Vampires, Werewolves & Demigods! 11 Iconic Non-Human Boyfriends in Pop Culture
THE AMPHIBIAN MAN FROM SHAPE OF WATER
It's not easy to make people fall in love with you without uttering a single word, but Eliza and the Amphibian Man's silent romance is still perfectly swoon-worthy, from the first shared egg to their final embrace. Just make sure that you bring tissues into the theater with you; you're going to need them.
EDWARD CULLEN FROM TWILIGHT
The ultimate brooding bad-boy vampire that everyone daydreamed about in high school. Sure, Bella and Edward's relationship was complicated — she was human, he wanted to drink her blood; she was 17, he was over 100; their relationship caused an international vampire war — but honestly, whose first love isn't a little tricky?
JACOB BLACK FROM TWILIGHT
And then there was Jacob, the best friend/shape-shifting werewolf who was madly in love with Bella, and followed her around like a puppy (sometimes literally). Whether you were Team Edward or Team Jacob depended on whether you were more into cheekbones or abs, but Jacob was a heck of a second place finisher.
THOR OF ASGARD, AVENGERS
All of those abs were truly otherworldly — Thor is the ruler of Asgard, after all. Add to that his goofy smile, childlike enjoyment at discovering the mortal world and his commitment to Jane, and you've got every girl's dream guy right there. (Did we mention the abs?)
CAINE, JUIPTER ASCENDING
Okay, sure, he's a were-dog-angel-creature (it's complicated) from another planet, and he has weird blonde eyebrows, but Caine has all of the physical appeal of Channing Tatum (we're talking biceps on biceps), plus Channing Tatum's charm, plus an unending commitment to love and protect Jupiter at all costs, and he treats her like a queen (because she is one). Oh, and he can fly. That's pretty awesome, too.
We're not sure what, exactly, Edward Scissorhands is, but he's not human. Still, he has a big heart and that perfect, haunted bone structure — and that is more than enough for us and Winona Ryder to want to rescue him with our love and affection.
ERIC NORTHAM, TRUE BLOOD
What is it about inhuman creatures that make them so ripped? Because for a 1,000-year-old vampire, Eric Northam looks pretty good.
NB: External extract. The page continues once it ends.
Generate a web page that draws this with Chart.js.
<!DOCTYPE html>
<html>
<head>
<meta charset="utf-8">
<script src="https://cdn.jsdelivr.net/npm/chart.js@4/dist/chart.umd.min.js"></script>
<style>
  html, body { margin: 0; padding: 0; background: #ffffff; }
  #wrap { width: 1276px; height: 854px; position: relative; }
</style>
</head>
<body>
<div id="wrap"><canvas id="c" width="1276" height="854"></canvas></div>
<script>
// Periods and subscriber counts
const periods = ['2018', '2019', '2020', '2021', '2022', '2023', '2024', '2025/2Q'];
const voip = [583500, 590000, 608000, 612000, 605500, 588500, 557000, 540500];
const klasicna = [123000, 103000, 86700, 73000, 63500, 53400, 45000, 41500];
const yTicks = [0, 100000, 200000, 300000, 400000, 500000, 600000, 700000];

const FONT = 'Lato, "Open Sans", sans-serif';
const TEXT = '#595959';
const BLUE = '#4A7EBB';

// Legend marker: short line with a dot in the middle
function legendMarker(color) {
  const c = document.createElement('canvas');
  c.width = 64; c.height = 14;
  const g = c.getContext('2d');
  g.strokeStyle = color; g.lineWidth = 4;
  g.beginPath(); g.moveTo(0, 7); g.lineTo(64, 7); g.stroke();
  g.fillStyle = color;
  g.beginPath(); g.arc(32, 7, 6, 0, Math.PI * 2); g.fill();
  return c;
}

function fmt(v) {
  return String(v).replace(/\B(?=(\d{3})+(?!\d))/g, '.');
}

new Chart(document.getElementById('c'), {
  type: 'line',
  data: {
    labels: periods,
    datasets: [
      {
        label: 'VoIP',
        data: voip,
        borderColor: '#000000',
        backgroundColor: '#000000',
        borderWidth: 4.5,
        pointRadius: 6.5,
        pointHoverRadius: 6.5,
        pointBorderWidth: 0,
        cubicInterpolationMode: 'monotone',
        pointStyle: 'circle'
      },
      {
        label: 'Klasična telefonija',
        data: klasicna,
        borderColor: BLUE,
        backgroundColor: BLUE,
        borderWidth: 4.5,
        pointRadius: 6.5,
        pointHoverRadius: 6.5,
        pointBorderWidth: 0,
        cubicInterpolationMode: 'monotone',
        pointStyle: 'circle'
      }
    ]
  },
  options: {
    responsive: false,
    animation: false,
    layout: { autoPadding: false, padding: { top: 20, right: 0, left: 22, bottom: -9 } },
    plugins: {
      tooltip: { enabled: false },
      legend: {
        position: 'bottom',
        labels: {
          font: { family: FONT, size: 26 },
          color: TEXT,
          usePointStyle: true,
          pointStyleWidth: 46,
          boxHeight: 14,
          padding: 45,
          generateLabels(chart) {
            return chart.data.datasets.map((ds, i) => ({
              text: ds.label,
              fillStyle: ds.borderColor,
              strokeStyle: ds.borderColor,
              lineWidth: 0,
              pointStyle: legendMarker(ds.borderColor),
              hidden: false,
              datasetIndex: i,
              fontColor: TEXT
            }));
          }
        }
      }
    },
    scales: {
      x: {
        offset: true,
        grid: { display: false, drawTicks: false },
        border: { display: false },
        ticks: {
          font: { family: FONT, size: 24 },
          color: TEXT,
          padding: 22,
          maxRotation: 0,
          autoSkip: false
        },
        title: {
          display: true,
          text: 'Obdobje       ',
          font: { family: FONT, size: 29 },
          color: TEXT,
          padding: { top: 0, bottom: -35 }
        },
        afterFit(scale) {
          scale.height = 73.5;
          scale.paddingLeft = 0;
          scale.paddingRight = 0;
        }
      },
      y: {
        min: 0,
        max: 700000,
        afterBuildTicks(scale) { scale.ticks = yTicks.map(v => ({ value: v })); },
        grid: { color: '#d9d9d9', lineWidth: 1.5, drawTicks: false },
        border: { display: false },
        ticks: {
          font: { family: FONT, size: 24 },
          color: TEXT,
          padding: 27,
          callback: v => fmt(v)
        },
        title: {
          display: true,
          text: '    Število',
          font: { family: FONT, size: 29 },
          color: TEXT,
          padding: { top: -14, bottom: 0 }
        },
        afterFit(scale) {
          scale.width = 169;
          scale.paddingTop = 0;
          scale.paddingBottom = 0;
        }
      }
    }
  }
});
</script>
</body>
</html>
Yeah, he's loyal and terrifying in equal measure, and has a penchant for skipping clothing and loves Sookie deeply, but most importantly, he's the hottest ancient Viking we've ever laid eyes on.
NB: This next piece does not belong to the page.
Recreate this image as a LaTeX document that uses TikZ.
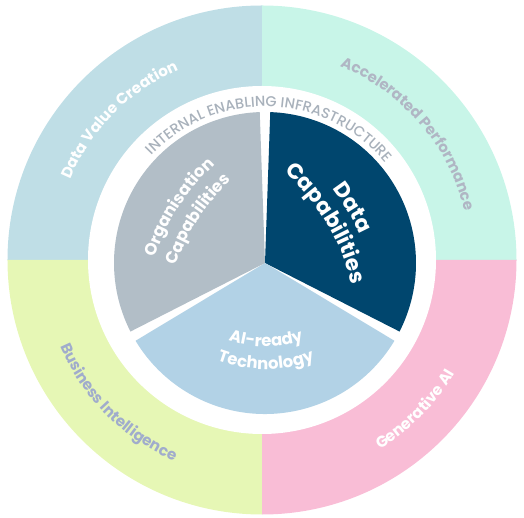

THE SALVATORE BROTHERS, VAMPIRE DIARIES
We'd like to take this opportunity to formally thank Damon and Stefan Salvatore for giving us highly unrealistic expectations for high school boys and the kind of bone structure they would have. It definitely didn't make our teenage years awkward at all.
SCOTT MCCALL, TEEN WOLF
Anything that gives Tyler Posey the opportunity to a.) be shirtless as often as possible and b.) show off those puppy-dog eyes with all of his love interests should be celebrated as loudly as possible.
THE BEAST, BEAUTY AND THE BEAST
He gave Belle a library. Sure, he looked like a big, hairy beast for part of the film, and was somehow less attractive as a human (you all know it's true!), but he gave Belle a library, which is the single most romantic thing anyone has ever done.
Oh, Casper, our first not-entirely-human love. We will never forget how hard we swooned the first time we watched handsome Devon Sawa show up to the party in order to dance with Kat in front of all of her friends. This film proved that first loves truly never die … and if they do, they'll come back as adorable ghost boys.